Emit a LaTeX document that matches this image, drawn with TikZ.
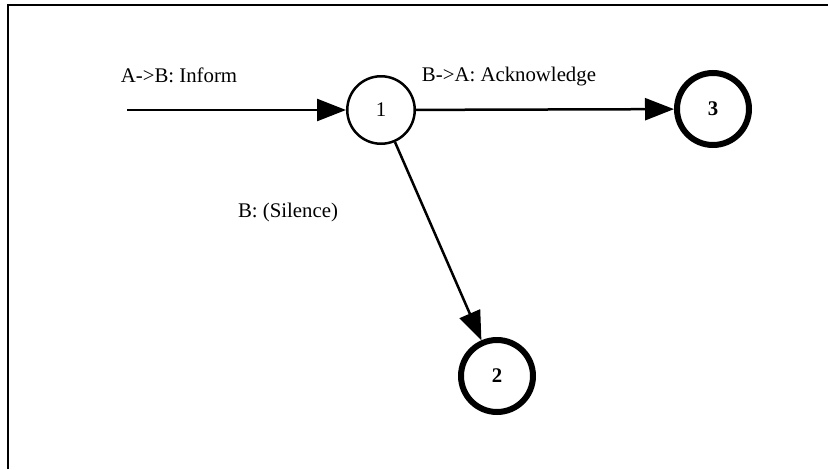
\documentclass[tikz,border=0pt]{standalone}
\usepackage{fontspec}
\setmainfont{Liberation Serif}
\usetikzlibrary{arrows.meta}
\begin{document}
\begin{tikzpicture}[x=1pt,y=-1pt,
  every node/.style={font=\fontsize{20.8}{24}\selectfont},
  state/.style={circle,draw,line width=2.5pt,minimum size=67.5pt,inner sep=0pt},
  finalstate/.style={circle,draw,line width=6pt,minimum size=72pt,inner sep=0pt,font=\fontsize{20.8}{24}\selectfont\bfseries},
  trans/.style={line width=2.5pt,-{Triangle[length=29pt,width=22pt]}},
  lbl/.style={anchor=base,inner sep=0pt}]
  \useasboundingbox (0,0) rectangle (828,469);
  % frame (top and left edges)
  \draw[line width=2pt] (8,469) -- (8,5) -- (828,5);
  % states
  \node[state] (n1) at (381,110) {1};
  \node[finalstate] (n3) at (713,109) {3};
  \node[finalstate] (n2) at (497,376) {2};
  \coordinate (start) at (127,110);
  % transitions
  \draw[trans] (start) -- (n1);
  \draw[trans] (n1) -- (n3);
  \draw[trans] (n1) -- (n2);
  % transition labels
  \node[lbl] (l1) at (179,82) {A->B: Inform};
  \node[lbl] (l2) at (509,81) {B->A: Acknowledge};
  \node[lbl] (l3) at (288,217) {B: (Silence)};
\end{tikzpicture}
\end{document}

********

--- TASK TO COMPLETE ---
Transcribe the whole listing exactly. Pictures are excluded.

--- THE SOLUTION ---
Emit a LaTeX document that matches this image, drawn with TikZ.
\documentclass[tikz,border=0pt]{standalone}
\usepackage{fontspec}
\setmainfont{Liberation Serif}
\usetikzlibrary{arrows.meta}
\begin{document}
\begin{tikzpicture}[x=1pt,y=-1pt,
  every node/.style={font=\fontsize{20.8}{24}\selectfont},
  state/.style={circle,draw,line width=2.5pt,minimum size=67.5pt,inner sep=0pt},
  finalstate/.style={circle,draw,line width=6pt,minimum size=72pt,inner sep=0pt,font=\fontsize{20.8}{24}\selectfont\bfseries},
  trans/.style={line width=2.5pt,-{Triangle[length=29pt,width=22pt]}},
  lbl/.style={anchor=base,inner sep=0pt}]
  \useasboundingbox (0,0) rectangle (828,469);
  % frame (top and left edges)
  \draw[line width=2pt] (8,469) -- (8,5) -- (828,5);
  % states
  \node[state] (n1) at (381,110) {1};
  \node[finalstate] (n3) at (713,109) {3};
  \node[finalstate] (n2) at (497,376) {2};
  \coordinate (start) at (127,110);
  % transitions
  \draw[trans] (start) -- (n1);
  \draw[trans] (n1) -- (n3);
  \draw[trans] (n1) -- (n2);
  % transition labels
  \node[lbl] (l1) at (179,82) {A->B: Inform};
  \node[lbl] (l2) at (509,81) {B->A: Acknowledge};
  \node[lbl] (l3) at (288,217) {B: (Silence)};
\end{tikzpicture}
\end{document}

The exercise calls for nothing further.